> Material provided
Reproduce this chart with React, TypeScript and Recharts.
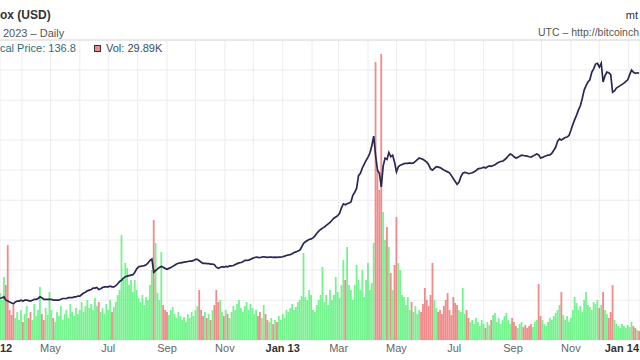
import React from 'react';
import { ComposedChart, Bar, Line, XAxis, YAxis, CartesianGrid, Cell, ReferenceLine } from 'recharts';

// first sample is 9 Mar 2012, one sample every 2 days
const START = Date.UTC(2012, 2, 9);
const STEP_DAYS = 2;
const DAY = 86400000;

// closing price, USD
const prices = [
  5.2, 5.3, 5.4, 5.0, 4.9, 4.8, 4.7, 4.6, 4.8, 4.9,
  4.9, 5.0, 4.9, 5.0, 5.0, 4.95, 4.9, 5.0, 5.1, 5.1,
  5.2, 5.4, 5.3, 5.1, 5.1, 5.1, 5.1, 5.1, 5.0, 5.0,
  5.0, 5.0, 5.1, 5.2, 5.2, 5.2, 5.3, 5.3, 5.3, 5.4,
  5.4, 5.5, 5.5, 5.7, 5.9, 6.0, 6.2, 6.3, 6.4, 6.6,
  6.6, 6.7, 6.4, 6.5, 6.7, 6.8, 6.8, 6.8, 6.9, 6.8,
  6.8, 7.0, 7.3, 7.7, 7.9, 8.3, 8.6, 8.7, 8.8, 8.9,
  9.0, 9.5, 10.3, 10.8, 10.9, 11.0, 11.1, 11.3, 11.8, 12.5,
  12.9, 9.5, 9.9, 10.3, 10.6, 10.9, 10.7, 10.4, 10.2, 10.4,
  10.6, 10.9, 11.2, 11.5, 11.7, 11.8, 11.9, 12.0, 12.1, 12.2,
  12.3, 12.3, 12.5, 12.8, 12.8, 12.4, 12.0, 11.7, 11.7, 11.6,
  11.6, 11.5, 11.5, 11.3, 10.7, 10.4, 10.6, 10.8, 10.7, 10.9,
  10.8, 11.0, 11.0, 11.1, 11.4, 11.6, 11.8, 11.9, 12.1, 12.5,
  12.5, 12.6, 12.8, 13.1, 13.3, 13.5, 13.4, 13.3, 13.5, 13.6,
  13.5, 13.4, 13.5, 13.5, 13.4, 13.5, 13.4, 13.5, 13.5, 13.6,
  13.8, 14.0, 14.2, 14.3, 14.6, 15.0, 15.2, 15.5, 15.8, 17.0,
  18.5, 19.2, 19.8, 20.2, 20.5, 21.0, 22.0, 23.4, 24.5, 25.5,
  26.3, 27.0, 28.0, 29.0, 30.0, 31.5, 33.0, 34.0, 35.0, 37.0,
  42, 46, 45, 46, 47, 48, 56, 60, 66, 88,
  93, 105, 115, 125, 135, 148, 175, 219, 140, 100,
  93, 68, 110, 132, 128, 150, 136, 141, 120, 96,
  108, 112, 114, 116, 117, 117, 118, 117, 118, 122,
  127, 132, 130, 128, 124, 120, 113, 103, 100, 104,
  108, 107, 106, 103, 100, 98, 96, 94, 88, 82,
  77, 72, 76, 86, 93, 95, 94, 92, 93, 94,
  96, 99, 103, 104, 105, 107, 105, 108, 110, 109,
  111, 113, 117, 120, 122, 123, 127, 132, 139, 145,
  142, 136, 132, 134, 138, 141, 140, 139, 138, 136,
  135, 138, 142, 145, 142, 132, 134, 137, 139, 141,
  142, 148, 158, 170, 195, 205, 200, 206, 212, 214,
  222, 250, 285, 320, 355, 400, 440, 520, 631, 700,
  760, 800, 950, 1030, 1150, 1170, 1070, 1170, 760, 880,
  955, 940, 900, 600, 620, 661, 680, 700, 720, 740,
  770, 800, 900, 1000, 950, 930, 940, 930,
];

// traded volume, thousands of BTC
const volumes = [
  94, 80, 126, 110, 190, 60, 50, 70, 44, 56,
  40, 60, 36, 52, 68, 44, 56, 40, 72, 48,
  60, 106, 52, 40, 64, 50, 96, 60, 44, 36,
  56, 48, 68, 40, 52, 60, 44, 72, 56, 48,
  64, 52, 60, 76, 56, 68, 80, 64, 72, 60,
  84, 68, 76, 56, 64, 52, 72, 60, 80, 56,
  66, 76, 90, 100, 210, 120, 154, 144, 110, 120,
  96, 120, 100, 84, 76, 90, 70, 86, 80, 110,
  140, 240, 194, 94, 80, 176, 70, 60, 56, 50,
  60, 66, 52, 44, 56, 48, 40, 46, 36, 52,
  44, 56, 48, 60, 68, 100, 60, 48, 56, 44,
  52, 40, 60, 70, 100, 76, 80, 56, 48, 60,
  52, 44, 56, 68, 60, 72, 80, 64, 56, 68,
  76, 60, 72, 64, 52, 60, 48, 56, 44, 70,
  52, 40, 36, 44, 32, 40, 36, 48, 40, 52,
  44, 60, 56, 64, 72, 60, 66, 76, 80, 88,
  174, 86, 80, 100, 90, 60, 56, 70, 80, 90,
  146, 76, 90, 70, 100, 80, 90, 126, 96, 84,
  110, 160, 120, 186, 110, 100, 80, 110, 150, 120,
  100, 140, 86, 120, 154, 100, 114, 194, 556, 340,
  300, 572, 256, 200, 226, 186, 134, 100, 150, 246,
  154, 140, 90, 86, 70, 86, 60, 76, 56, 68,
  52, 60, 56, 72, 104, 80, 68, 90, 154, 80,
  64, 56, 60, 52, 68, 80, 94, 60, 50, 86,
  74, 70, 60, 56, 104, 52, 60, 44, 36, 40,
  32, 44, 36, 28, 40, 32, 24, 36, 30, 40,
  50, 54, 36, 44, 32, 40, 48, 54, 40, 32,
  44, 36, 28, 24, 32, 36, 26, 30, 24, 28,
  32, 26, 36, 40, 112, 48, 40, 32, 28, 36,
  44, 40, 48, 54, 60, 70, 96, 50, 40, 48,
  36, 44, 60, 86, 74, 60, 68, 56, 80, 96,
  70, 66, 60, 76, 72, 80, 64, 70, 96, 60,
  52, 44, 56, 110, 40, 32, 28, 24, 32, 28,
  24, 30, 26, 36, 28, 24, 20, 18,
];

const monthTicks = [
  '2012-04', '2012-05', '2012-06', '2012-07', '2012-08', '2012-09', '2012-10', '2012-11', '2012-12',
  '2013-01', '2013-02', '2013-03', '2013-04', '2013-05', '2013-06', '2013-07', '2013-08', '2013-09',
  '2013-10', '2013-11', '2013-12', '2014-01',
];
const monthNames = ['Jan', 'Feb', 'Mar', 'Apr', 'May', 'Jun', 'Jul', 'Aug', 'Sep', 'Oct', 'Nov', 'Dec'];
const priceTicks = [2, 5, 10, 20, 50, 100, 200, 500, 1000, 2000];

const toDay = (ms: number) => ms / DAY;
const tickDays = monthTicks.map(m => toDay(Date.UTC(+m.slice(0, 4), +m.slice(5, 7) - 1, 1)));

const data = prices.map((p, i) => ({
  day: toDay(START) + i * STEP_DAYS,
  price: p,
  vol: volumes[i],
  up: i === 0 || p >= prices[i - 1],
}));

const X_DOMAIN = [toDay(START) - 0.2, toDay(START) + 674.9];

const FONT = '"Liberation Sans", Arial, sans-serif';
const GREEN = '#55f075';
const RED = '#ee7070';

const MonthTick = (props: any) => {
  const { x, y, payload } = props;
  const d = new Date(payload.value * DAY);
  const m = d.getUTCMonth();
  if (m % 2 === 1) return <g />;
  const isJan = m === 0;
  const label = isJan ? `Jan ${String(d.getUTCFullYear()).slice(2)}` : monthNames[m];
  // last label would run past the right edge
  const atEdge = x > 615;
  return (
    <text x={atEdge ? 639 : x} y={y} dy={8} textAnchor={atEdge ? 'end' : 'middle'} fontSize={11} fontFamily={FONT}
      fontWeight={isJan ? 700 : 400} fill={isJan ? '#333' : '#666'}>
      {label}
    </text>
  );
};

export default function App() {
  return (
    <div style={{ position: 'absolute', left: 0, top: 0, width: 640, height: 360, overflow: 'hidden', background: '#fff' }}>
      <ComposedChart width={640} height={360} data={data} margin={{ top: 40, right: 0, bottom: 0, left: 0 }}>
        <CartesianGrid yAxisId="p" stroke="#ececec" />
        <XAxis dataKey="day" type="number" domain={X_DOMAIN} allowDataOverflow ticks={tickDays}
          tick={<MonthTick />} tickLine={false} axisLine={false} tickSize={0} tickMargin={4} height={20} interval={0} />
        <YAxis yAxisId="p" scale="log" domain={[2, 2000]} ticks={priceTicks} allowDataOverflow hide width={0} />
        <YAxis yAxisId="v" domain={[0, 600]} allowDataOverflow hide width={0} />
        <ReferenceLine yAxisId="p" y={2000} stroke="#dcdcdc" />
        <Bar yAxisId="v" dataKey="vol" barSize={1.8} isAnimationActive={false}>
          {data.map((d, i) => (
            <Cell key={`v-${i}`} fill={d.up ? GREEN : RED} fillOpacity={0.82} />
          ))}
        </Bar>
        <Line yAxisId="p" dataKey="price" type="linear" stroke="#2a2850" strokeWidth={1.7} dot={false} isAnimationActive={false} />
      </ComposedChart>
      <svg width={640} height={360} style={{ position: 'absolute', left: 0, top: 0, pointerEvents: 'none' }} fontFamily={FONT}>
        <text x={0} y={19} fontSize={12} fontWeight={700} fill="#333">ox (USD)</text>
        <text x={3} y={37} fontSize={11} fill="#555">2023 – Daily</text>
        <text x={0} y={52} fontSize={11} fill="#2b6c7a">cal Price: 136.8</text>
        <rect x={94.5} y={45.5} width={6} height={6} fill="#f08a8a" stroke="#333" />
        <text x={106} y={52} fontSize={11} fill="#2f4f66">Vol: 29.89K</text>
        <text x={638} y={19} fontSize={11} fill="#333" textAnchor="end">mt</text>
        <text x={639} y={36} fontSize={10.5} fill="#555" textAnchor="end">UTC – http://bitcoinch</text>
        <text x={0} y={352} fontSize={11} fontWeight={700} fill="#333">12</text>
      </svg>
    </div>
  );
}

> Stated task
Identify and list each line with the word "React".

> Solution for this problem
Reproduce this chart with React, TypeScript and Recharts.
import React from 'react';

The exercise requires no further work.